What you should do: Every line from the top of the records through the line containing "panel_letters = ['A', 'B']" should be retyped exactly; the pictures should not.

(Entries with chart source code)
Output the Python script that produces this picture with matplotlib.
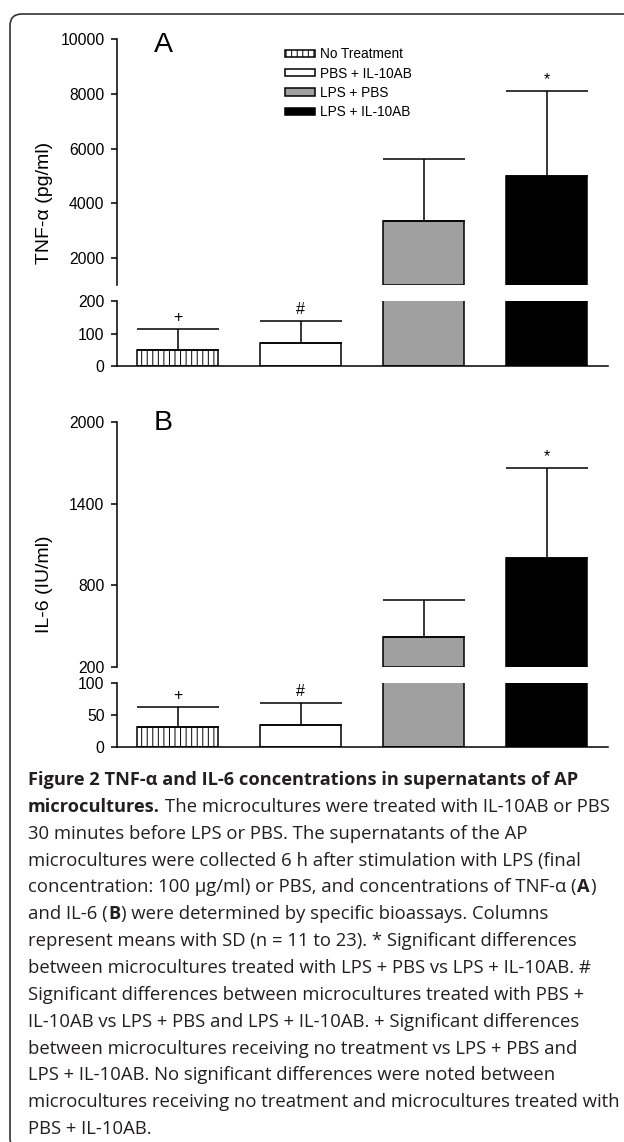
import matplotlib
matplotlib.use('Agg')
import matplotlib.pyplot as plt
from matplotlib.patches import FancyBboxPatch
from matplotlib.transforms import IdentityTransform
import numpy as np

# ---------------- data ----------------
groups = ['No Treatment', 'PBS + IL-10AB', 'LPS + PBS', 'LPS + IL-10AB']
tnf_mean = [50, 70, 3350, 5000]
tnf_sd = [65, 69, 2260, 3100]
il6_mean = [31, 34, 420, 1000]
il6_sd = [32, 35, 270, 663]
marks = ['+', '#', '', '*']
tnf_upper_ticks = [2000, 4000, 6000, 8000, 10000]
tnf_lower_ticks = [0, 100, 200]
il6_upper_ticks = [200, 800, 1400, 2000]
il6_lower_ticks = [0, 50, 100]
tnf_ylabel = 'TNF-α (pg/ml)'
il6_ylabel = 'IL-6 (IU/ml)'
panel_letters = ['A', 'B']

caption_lines = [
    [("Figure 2 TNF-α and IL-6 concentrations in supernatants of AP", True)],
    [("microcultures.", True), (" ", None), ("The microcultures were treated with IL-10AB or PBS", False)],
    [("30 minutes before LPS or PBS. The supernatants of the AP", False)],
    [("microcultures were collected 6 h after stimulation with LPS (final", False)],
    [("concentration: 100 µg/ml) or PBS, and concentrations of TNF-α (", False), ("A", True), (")", False)],
    [("and IL-6 (", False), ("B", True), (") were determined by specific bioassays. Columns", False)],
    [("represent means with SD (n = 11 to 23). * Significant differences", False)],
    [("between microcultures treated with LPS + PBS vs LPS + IL-10AB. #", False)],
    [("Significant differences between microcultures treated with PBS +", False)],
    [("IL-10AB vs LPS + PBS and LPS + IL-10AB. + Significant differences", False)],
    [("between microcultures receiving no treatment vs LPS + PBS and", False)],
    [("LPS + IL-10AB. No significant differences were noted between", False)],
    [("microcultures receiving no treatment and microcultures treated with", False)],
    [("PBS + IL-10AB.", False)],
]

# ---------------- style ----------------
W, H = 624, 1142
plt.rcParams['font.family'] = ['Liberation Sans', 'DejaVu Sans']
plt.rcParams['hatch.linewidth'] = 0.7
face = ['white', 'white', '#a0a0a0', 'black']
hatches = ['|||', '', '', '']
LW = 1.1

fig = plt.figure(figsize=(W / 100, H / 100), dpi=100)
fig.patch.set_facecolor('white')


def fy(px):
    return 1 - px / H


L = 116.5 / W
WD = (608 - 116.5) / W
x = np.arange(len(groups))
bw = 0.66


def make_panel(up_px, lo_px, up_lim, lo_lim, mean, sd, up_ticks, lo_ticks, ylabel, letter, letter_base):
    ax_up = fig.add_axes([L, fy(up_px[0]), WD, (up_px[0] - up_px[1]) / H])
    ax_lo = fig.add_axes([L, fy(lo_px[0]), WD, (lo_px[0] - lo_px[1]) / H])
    mean = np.asarray(mean, float)
    sd = np.asarray(sd, float)
    for ax, lim, ticks in ((ax_up, up_lim, up_ticks), (ax_lo, lo_lim, lo_ticks)):
        ax.set_xlim(-0.5, len(groups) - 0.5)
        ax.set_ylim(*lim)
        ax.set_yticks(ticks)
        ax.set_xticks([])
        for s in ('top', 'right'):
            ax.spines[s].set_visible(False)
        ax.spines['left'].set_linewidth(LW)
        ax.spines['bottom'].set_linewidth(LW)
        ax.tick_params(axis='y', labelsize=11.3, length=4.3, width=LW, pad=4.3)
        ax.patch.set_alpha(0)
    ax_up.spines['bottom'].set_visible(False)

    bars = ax_lo.bar(x, mean, width=bw, color=face, edgecolor='black', linewidth=LW,
                     hatch=hatches, zorder=2)
    sel = mean > up_lim[0]
    ax_up.bar(x[sel], mean[sel] - up_lim[0], bottom=up_lim[0], width=bw,
              color=[face[i] for i in np.where(sel)[0]], edgecolor='black', linewidth=LW, zorder=2)
    for ax in (ax_up, ax_lo):
        ax.errorbar(x, mean, yerr=[np.zeros_like(sd), sd], fmt='none', ecolor='black',
                    elinewidth=LW, capsize=29.5, capthick=LW, zorder=3)
    for i, m in enumerate(marks):
        if not m:
            continue
        top = mean[i] + sd[i]
        ax = ax_lo if top <= lo_lim[1] else ax_up
        ax.annotate(m, xy=(x[i], top), xytext=(0, 5), textcoords='offset points',
                    ha='center', va='baseline', fontsize=11.5, annotation_clip=False)
    yc = (up_px[1] + lo_px[0]) / 2
    fig.text(45 / W, fy(yc), ylabel, rotation=90, ha='center', va='center', fontsize=14)
    fig.text(163 / W, fy(letter_base), letter, ha='center', va='baseline', fontsize=20.5)
    return ax_up, ax_lo, bars


axA_up, axA_lo, barsA = make_panel((285.4, 39), (366, 301), (1000, 10000), (0, 200),
                                   tnf_mean, tnf_sd, tnf_upper_ticks, tnf_lower_ticks,
                                   tnf_ylabel, panel_letters[0], 52.5)
axB_up, axB_lo, barsB = make_panel((667, 422), (747, 683), (200, 2000), (0, 100),
                                   il6_mean, il6_sd, il6_upper_ticks, il6_lower_ticks,
                                   il6_ylabel, panel_letters[1], 430)

leg = axA_up.legend(handles=list(barsA), labels=groups, loc='upper left',
                    bbox_to_anchor=(285 / W, fy(47.5)), bbox_transform=fig.transFigure,
                    frameon=False, fontsize=9.8, borderpad=0, borderaxespad=0,
                    handlelength=2.2, handleheight=0.45, handletextpad=0.38,
                    labelspacing=0.38)

# ---------------- frame ----------------
frame = FancyBboxPatch((10, H - 1150), 640, 1150 - 14,
                       boxstyle='round,pad=0,rounding_size=12',
                       transform=IdentityTransform(), facecolor='none',
                       edgecolor='#333333', linewidth=1.2)
fig.add_artist(frame)

# ---------------- caption ----------------
renderer = fig.canvas.get_renderer()
cap_font = 'Open Sans'


def tw(s, size, bold):
    t = fig.text(0, 0, s, fontsize=size, family=cap_font,
                 fontweight='bold' if bold else 'normal')
    w = t.get_window_extent(renderer).width
    t.remove()
    return w


s0 = 10.0
size_b1 = s0 * 568 / tw(caption_lines[0][0][0], s0, True)
size_b2 = s0 * 128 / tw(caption_lines[1][0][0], s0, True)
size_b = (size_b1 + size_b2) / 2
size_r = s0 * 446 / tw(caption_lines[1][2][0], s0, False)
space_w = tw('a a', size_r, False) - tw('aa', size_r, False)

x0 = 28
base0 = 785
step = 26.85
for i, segs in enumerate(caption_lines):
    xx = x0
    yb = base0 + i * step
    for txt, bold in segs:
        if bold is None:
            xx += space_w
            continue
        t = fig.text(xx / W, fy(yb), txt, fontsize=size_b if bold else size_r, family=cap_font,
                     fontweight='bold' if bold else 'normal', ha='left', va='baseline',
                     color='#231f20')
        xx += t.get_window_extent(renderer).width + 0.6

fig.savefig('out.png', dpi=100, facecolor='white')
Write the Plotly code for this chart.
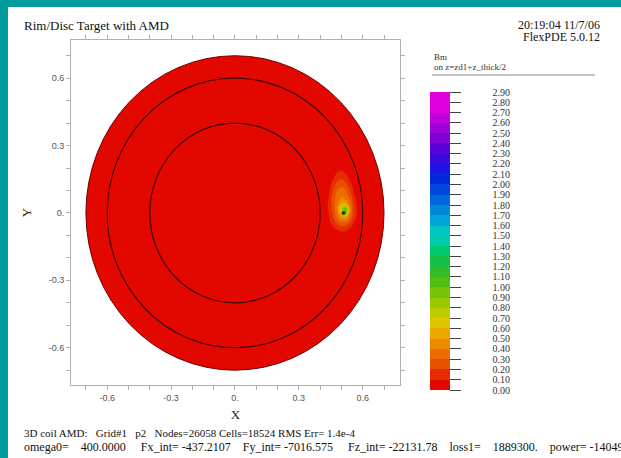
import plotly.graph_objects as go

# ---------------- data ----------------
disc_radius = 0.70
ring_radii = [0.40, 0.60]

level_values = [0.0, 0.1, 0.2, 0.3, 0.4, 0.5, 0.6, 0.7, 0.8, 0.9,
                1.0, 1.1, 1.2, 1.3, 1.4, 1.5, 1.6, 1.7, 1.8, 1.9,
                2.0, 2.1, 2.2, 2.3, 2.4, 2.5, 2.6, 2.7, 2.8, 2.9]
level_labels = ["0.00", "0.10", "0.20", "0.30", "0.40", "0.50", "0.60", "0.70", "0.80", "0.90",
                "1.00", "1.10", "1.20", "1.30", "1.40", "1.50", "1.60", "1.70", "1.80", "1.90",
                "2.00", "2.10", "2.20", "2.30", "2.40", "2.50", "2.60", "2.70", "2.80", "2.90"]

# FlexPDE palette, one colour per 0.1 band (bottom -> top)
band_colors = [
    "rgb(226,8,0)", "rgb(230,45,0)", "rgb(234,78,0)", "rgb(236,108,0)", "rgb(237,138,0)",
    "rgb(236,168,0)", "rgb(222,198,0)", "rgb(188,204,0)", "rgb(152,200,0)", "rgb(115,196,8)",
    "rgb(82,190,20)", "rgb(52,188,40)", "rgb(22,192,72)", "rgb(0,200,112)", "rgb(0,204,142)",
    "rgb(0,204,172)", "rgb(0,196,200)", "rgb(0,165,214)", "rgb(0,135,216)", "rgb(0,105,218)",
    "rgb(0,72,220)", "rgb(0,42,222)", "rgb(28,20,226)", "rgb(60,8,222)", "rgb(92,0,218)",
    "rgb(128,0,216)", "rgb(160,0,216)", "rgb(190,0,220)", "rgb(222,0,222)",
]

# Bm field around the hot spot (rows: y ascending, columns: x ascending)
hot_x = [0.42, 0.44, 0.46, 0.48, 0.50, 0.52, 0.54, 0.56, 0.58]
hot_y = [-0.10, -0.08, -0.06, -0.04, -0.02, 0.00, 0.02, 0.04, 0.06, 0.08,
         0.10, 0.12, 0.14, 0.16, 0.18, 0.20, 0.22]
hot_bm = [
    [0.05, 0.05, 0.05, 0.05, 0.05, 0.05, 0.05, 0.05, 0.05],
    [0.05, 0.05, 0.05, 0.08, 0.11, 0.10, 0.07, 0.05, 0.05],
    [0.05, 0.05, 0.10, 0.16, 0.20, 0.19, 0.13, 0.06, 0.05],
    [0.05, 0.07, 0.15, 0.25, 0.32, 0.33, 0.22, 0.10, 0.05],
    [0.05, 0.09, 0.19, 0.33, 0.45, 0.48, 0.33, 0.14, 0.05],
    [0.05, 0.10, 0.22, 0.38, 0.62, 0.95, 0.40, 0.17, 0.05],
    [0.05, 0.11, 0.24, 0.42, 0.78, 1.05, 0.42, 0.17, 0.05],
    [0.05, 0.11, 0.25, 0.40, 0.52, 0.55, 0.36, 0.15, 0.05],
    [0.05, 0.10, 0.25, 0.37, 0.42, 0.40, 0.30, 0.13, 0.05],
    [0.05, 0.09, 0.23, 0.34, 0.38, 0.35, 0.25, 0.10, 0.05],
    [0.05, 0.07, 0.20, 0.31, 0.34, 0.31, 0.20, 0.07, 0.05],
    [0.05, 0.06, 0.16, 0.26, 0.29, 0.25, 0.15, 0.06, 0.05],
    [0.05, 0.05, 0.12, 0.20, 0.23, 0.19, 0.10, 0.05, 0.05],
    [0.05, 0.05, 0.08, 0.15, 0.17, 0.14, 0.07, 0.05, 0.05],
    [0.05, 0.05, 0.05, 0.10, 0.12, 0.09, 0.05, 0.05, 0.05],
    [0.05, 0.05, 0.05, 0.05, 0.07, 0.05, 0.05, 0.05, 0.05],
    [0.05, 0.05, 0.05, 0.05, 0.05, 0.05, 0.05, 0.05, 0.05],
]
peak_x = [0.51]
peak_y = [0.0]

x_tick_vals = [-0.6, -0.3, 0.0, 0.3, 0.6]
x_tick_text = ["-0.6", "-0.3", "0.", "0.3", "0.6"]
y_tick_vals = [-0.6, -0.3, 0.0, 0.3, 0.6]
y_tick_text = ["-0.6", "-0.3", "0.", "0.3", "0.6"]
minor_vals = [-0.7, -0.5, -0.4, -0.2, -0.1, 0.1, 0.2, 0.4, 0.5, 0.7]

title_text = "Rim/Disc Target with AMD"
stamp_lines = ["20:19:04 11/7/06", "FlexPDE 5.0.12"]
legend_lines = ["Bm", "on z=zd1+z_thick/2"]
G2 = "\u00a0" * 2 + " "
G3 = "\u00a0" * 3 + " "
G4 = "\u00a0" * 4 + " "
footer_lines = [
    "3D coil AMD:" + G2 + "Grid#1" + G2 + "p2" + G2 + "Nodes=26058 Cells=18524 RMS Err= 1.4e-4",
    "omega0=" + G3 + "400.0000" + G4 + "Fx_int= -437.2107" + G3 + "Fy_int= -7016.575" + G4
    + "Fz_int= -22131.78" + G3 + "loss1=" + G3 + "1889300." + G3 + "power= -140490.",
]

# ---------------- layout geometry (pixels) ----------------
W, H = 621, 458
L, R, T, B = 71, 400, 40, 385
TEAL = "#009c9c"
SERIF = "Liberation Serif"


def px(x):
    return (x - L) / (R - L)


def py(y):
    return (B - y) / (B - T)


n = len(band_colors)
colorscale = []
for i, c in enumerate(band_colors):
    colorscale.append([i / n, c])
    colorscale.append([(i + 1) / n, c])

fig = go.Figure()

fig.add_trace(go.Contour(
    x=hot_x, y=hot_y, z=hot_bm,
    zmin=level_values[0], zmax=level_values[-1], zauto=False,
    colorscale=colorscale,
    contours=dict(start=level_values[0], end=level_values[-1], size=0.1,
                  coloring="fill", showlines=False),
    line=dict(width=0),
    hoverinfo="skip",
    colorbar=dict(
        thickness=20, thicknessmode="pixels",
        len=298, lenmode="pixels",
        x=px(430), xanchor="left", xpad=0,
        y=py(390), yanchor="bottom", ypad=0,
        outlinewidth=0,
        tickmode="array", tickvals=level_values,
        ticktext=["\u00a0" * 12 + t for t in level_labels],
        ticks="outside", ticklen=11, tickwidth=1, tickcolor="#444",
        tickfont=dict(family=SERIF, size=10, color="#333"),
    ),
))

fig.add_trace(go.Scatter(
    x=peak_x, y=peak_y, mode="markers",
    marker=dict(size=4, color="rgb(40,60,20)"),
    hoverinfo="skip", showlegend=False,
))

shapes = []
# red disc
shapes.append(dict(type="circle", xref="x", yref="y", layer="below",
                   x0=-disc_radius, x1=disc_radius, y0=-disc_radius, y1=disc_radius,
                   fillcolor=band_colors[0], line=dict(color="rgb(110,0,0)", width=1)))
for r in ring_radii:
    shapes.append(dict(type="circle", xref="x", yref="y", layer="above",
                       x0=-r, x1=r, y0=-r, y1=r,
                       line=dict(color="rgb(70,0,0)", width=1.2)))
# teal frame of the screenshot (left and top only)
shapes.append(dict(type="rect", xref="paper", yref="paper", layer="above",
                   x0=px(0), x1=px(8), y0=py(H), y1=py(0),
                   fillcolor=TEAL, line=dict(width=0)))
shapes.append(dict(type="rect", xref="paper", yref="paper", layer="above",
                   x0=px(0), x1=px(W), y0=py(7), y1=py(0),
                   fillcolor=TEAL, line=dict(width=0)))
# line under the legend header
shapes.append(dict(type="line", xref="paper", yref="paper",
                   x0=px(432), x1=px(595), y0=py(75), y1=py(75),
                   line=dict(color="#888", width=1)))

annotations = [
    dict(text=title_text, x=px(22), y=py(25), xanchor="left", yanchor="middle",
         font=dict(family=SERIF, size=13, color="#111")),
    dict(text=stamp_lines[0], x=px(602), y=py(25), xanchor="right", yanchor="middle",
         font=dict(family=SERIF, size=12, color="#111")),
    dict(text=stamp_lines[1], x=px(602), y=py(37), xanchor="right", yanchor="middle",
         font=dict(family=SERIF, size=12, color="#111")),
    dict(text=legend_lines[0], x=px(432), y=py(57), xanchor="left", yanchor="middle",
         font=dict(family=SERIF, size=9, color="#333")),
    dict(text=legend_lines[1], x=px(432), y=py(67), xanchor="left", yanchor="middle",
         font=dict(family=SERIF, size=9, color="#333")),
    dict(text=footer_lines[0], x=px(22), y=py(433), xanchor="left", yanchor="middle",
         font=dict(family=SERIF, size=11, color="#111")),
    dict(text=footer_lines[1], x=px(22), y=py(447), xanchor="left", yanchor="middle",
         font=dict(family=SERIF, size=12, color="#111")),
]
for a in annotations:
    a.update(xref="paper", yref="paper", showarrow=False)

axis_common = dict(
    showgrid=False, zeroline=False,
    showline=True, linecolor="#b0b0b0", linewidth=1, mirror="ticks",
    ticks="outside", ticklen=4, tickcolor="#b0b0b0",
    tickfont=dict(family="Liberation Sans", size=9, color="#555"),
    minor=dict(tickvals=minor_vals, ticks="outside", ticklen=4, tickcolor="#b0b0b0"),
    tickmode="array",
)

fig.update_layout(
    width=W, height=H,
    margin=dict(l=L, r=W - R, t=T, b=H - B, pad=0),
    paper_bgcolor="white", plot_bgcolor="white",
    showlegend=False,
    shapes=shapes, annotations=annotations,
    xaxis=dict(axis_common, range=[-0.77, 0.775], tickvals=x_tick_vals, ticktext=x_tick_text,
               title=dict(text="X", standoff=8, font=dict(family=SERIF, size=13, color="#222"))),
    yaxis=dict(axis_common, range=[-0.766, 0.77], tickvals=y_tick_vals, ticktext=y_tick_text,
               title=dict(text="Y", standoff=14, font=dict(family=SERIF, size=13, color="#222"))),
)

fig.write_html(
    "out.html",
    config={"displayModeBar": False},
    post_script=(
        "document.documentElement.style.background='white';"
        "document.body.style.background='white';"
        "document.body.style.margin='0';document.body.style.overflow='hidden';"
    ),
)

Exercise output:
Output the Python script that produces this picture with matplotlib.
import matplotlib
matplotlib.use('Agg')
import matplotlib.pyplot as plt
from matplotlib.patches import FancyBboxPatch
from matplotlib.transforms import IdentityTransform
import numpy as np

# ---------------- data ----------------
groups = ['No Treatment', 'PBS + IL-10AB', 'LPS + PBS', 'LPS + IL-10AB']
tnf_mean = [50, 70, 3350, 5000]
tnf_sd = [65, 69, 2260, 3100]
il6_mean = [31, 34, 420, 1000]
il6_sd = [32, 35, 270, 663]
marks = ['+', '#', '', '*']
tnf_upper_ticks = [2000, 4000, 6000, 8000, 10000]
tnf_lower_ticks = [0, 100, 200]
il6_upper_ticks = [200, 800, 1400, 2000]
il6_lower_ticks = [0, 50, 100]
tnf_ylabel = 'TNF-α (pg/ml)'
il6_ylabel = 'IL-6 (IU/ml)'
panel_letters = ['A', 'B']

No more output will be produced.